I feel cheated. Cheated because I didn't have a father. He was too busy making life hell for me, my brother and mom. He was/is a religious NUT. Like he won't eat a ham at Christmas because he thinks he's Jewish. (No harm meant for anyone's sincere beliefs). I couldn't even listen to the RADIO growing up because all music was from the devil. He "faked" having a heart attack and "dying" in a chair in the living room. My brother and I rushed to his side trying to wake him up. He did wake up...yep and LAUGHED. I cannot begin to describe how manipulative he is! You don't have time to hear it all, and believe me, he has done so much!!! Is it so bad to say I really don't like my dad? Is that ok to say? I sometimes feel RAGE towards him. I'm so angry I'm the one dealing with this.
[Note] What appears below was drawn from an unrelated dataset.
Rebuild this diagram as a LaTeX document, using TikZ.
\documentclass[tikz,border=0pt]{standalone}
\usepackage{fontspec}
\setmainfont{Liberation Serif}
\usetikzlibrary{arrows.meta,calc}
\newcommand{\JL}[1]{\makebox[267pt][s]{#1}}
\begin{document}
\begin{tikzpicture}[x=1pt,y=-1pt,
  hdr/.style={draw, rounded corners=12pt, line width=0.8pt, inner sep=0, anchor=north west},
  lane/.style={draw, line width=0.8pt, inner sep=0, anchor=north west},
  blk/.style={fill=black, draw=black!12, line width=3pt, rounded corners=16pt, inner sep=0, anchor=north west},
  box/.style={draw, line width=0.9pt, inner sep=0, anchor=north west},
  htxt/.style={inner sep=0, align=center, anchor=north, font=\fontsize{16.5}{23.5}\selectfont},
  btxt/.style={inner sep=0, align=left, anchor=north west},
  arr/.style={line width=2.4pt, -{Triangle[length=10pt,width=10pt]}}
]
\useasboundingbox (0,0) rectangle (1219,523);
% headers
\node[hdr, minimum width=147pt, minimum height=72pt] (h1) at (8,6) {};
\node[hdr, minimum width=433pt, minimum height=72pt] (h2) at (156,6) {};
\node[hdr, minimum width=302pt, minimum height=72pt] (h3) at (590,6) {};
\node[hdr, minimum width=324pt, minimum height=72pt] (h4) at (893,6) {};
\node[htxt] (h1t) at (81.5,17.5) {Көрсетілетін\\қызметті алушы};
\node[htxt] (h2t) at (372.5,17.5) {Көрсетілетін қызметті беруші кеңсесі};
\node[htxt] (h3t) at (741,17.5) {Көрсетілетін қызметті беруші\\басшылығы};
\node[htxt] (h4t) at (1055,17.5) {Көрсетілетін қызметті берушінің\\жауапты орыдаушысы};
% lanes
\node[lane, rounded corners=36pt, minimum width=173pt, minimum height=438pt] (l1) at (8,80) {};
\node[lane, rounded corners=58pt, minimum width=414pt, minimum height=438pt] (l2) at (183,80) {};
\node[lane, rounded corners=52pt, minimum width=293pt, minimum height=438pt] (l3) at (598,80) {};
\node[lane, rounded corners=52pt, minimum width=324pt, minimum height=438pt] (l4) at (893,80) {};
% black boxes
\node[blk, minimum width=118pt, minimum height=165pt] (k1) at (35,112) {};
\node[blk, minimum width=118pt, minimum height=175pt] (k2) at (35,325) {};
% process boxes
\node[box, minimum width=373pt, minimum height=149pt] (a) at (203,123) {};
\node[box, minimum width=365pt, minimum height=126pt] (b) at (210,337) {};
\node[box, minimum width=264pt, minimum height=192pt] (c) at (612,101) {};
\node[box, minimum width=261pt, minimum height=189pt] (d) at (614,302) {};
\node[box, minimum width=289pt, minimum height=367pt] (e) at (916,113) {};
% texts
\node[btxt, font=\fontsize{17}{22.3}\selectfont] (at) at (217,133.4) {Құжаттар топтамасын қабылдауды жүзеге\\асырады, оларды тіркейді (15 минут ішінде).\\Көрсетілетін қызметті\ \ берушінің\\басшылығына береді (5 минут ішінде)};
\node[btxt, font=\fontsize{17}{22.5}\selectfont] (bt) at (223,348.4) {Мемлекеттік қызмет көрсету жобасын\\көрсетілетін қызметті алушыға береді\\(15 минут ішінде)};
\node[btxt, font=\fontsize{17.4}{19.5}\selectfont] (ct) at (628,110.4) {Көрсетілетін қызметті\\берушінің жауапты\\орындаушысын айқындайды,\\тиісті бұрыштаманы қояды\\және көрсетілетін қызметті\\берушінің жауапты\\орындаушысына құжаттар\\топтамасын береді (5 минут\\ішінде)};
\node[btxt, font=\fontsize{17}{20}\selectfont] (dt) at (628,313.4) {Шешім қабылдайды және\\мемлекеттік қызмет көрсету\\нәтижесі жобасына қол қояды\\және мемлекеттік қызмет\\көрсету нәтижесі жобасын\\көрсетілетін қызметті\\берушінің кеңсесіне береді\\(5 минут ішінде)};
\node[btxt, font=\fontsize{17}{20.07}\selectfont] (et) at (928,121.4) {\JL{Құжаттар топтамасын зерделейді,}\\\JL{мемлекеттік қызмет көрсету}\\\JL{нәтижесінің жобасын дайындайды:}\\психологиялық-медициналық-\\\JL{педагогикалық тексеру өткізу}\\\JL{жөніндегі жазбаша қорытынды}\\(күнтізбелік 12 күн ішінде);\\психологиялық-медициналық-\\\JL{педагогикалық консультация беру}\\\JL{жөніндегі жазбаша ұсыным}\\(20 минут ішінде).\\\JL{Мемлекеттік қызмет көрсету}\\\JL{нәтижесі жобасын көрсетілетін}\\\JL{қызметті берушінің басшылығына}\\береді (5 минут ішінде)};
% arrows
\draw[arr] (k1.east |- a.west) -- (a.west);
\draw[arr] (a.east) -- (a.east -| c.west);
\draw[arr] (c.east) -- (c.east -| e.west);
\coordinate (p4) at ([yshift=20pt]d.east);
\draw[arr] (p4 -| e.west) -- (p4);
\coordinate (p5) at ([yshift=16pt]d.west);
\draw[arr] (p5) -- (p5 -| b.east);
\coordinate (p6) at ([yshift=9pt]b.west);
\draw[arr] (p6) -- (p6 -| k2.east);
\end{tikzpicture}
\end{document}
I don't want this!!!!
Ive always been jealous of my friends and their relationships with their dad's. I can NEVER explain my situation, they wouldn't understand why I really don't want to spend time with my dad.
I feel a certain duty as no one in his family wants anything to do with him! Not even his own sister.
My parents divorced nearly 25 years ago. And my brother lives many states away!
Anyway, he's in another mental health facility. This seems like the best one yet. The case worker seemed so nice. She said he would be there at least 2 weeks and after that home health care. I told her that he couldn't live with me.
Anyway, I went to see him yesterday and I was actually ok and felt sincere about most everything until I told him that I was worried that he almost died. (He had stopped eating and drinking. We had been to 3 emergency rooms, ICU and another mental health facility since Feb 23rd.) As soon as I said that he said "WHEN" like tell me the exact time you thought I was gonna die. His whole demeanor changed. I can't deal with that! It's like a switch flipped. Oh, he also wrote a letter to God. Then on the back, responded as if he were God. It was postmarked from NC, another whole state away.What the heck? That is SO CRAZY. The postmark was during his stay in ICU!! !(I've been checking his mail and keeping up with his bills with his checking account) Did someone mail it for him???
I'm so SICK of crazy. I want peace in my life. If you are a praying person, please pray for me.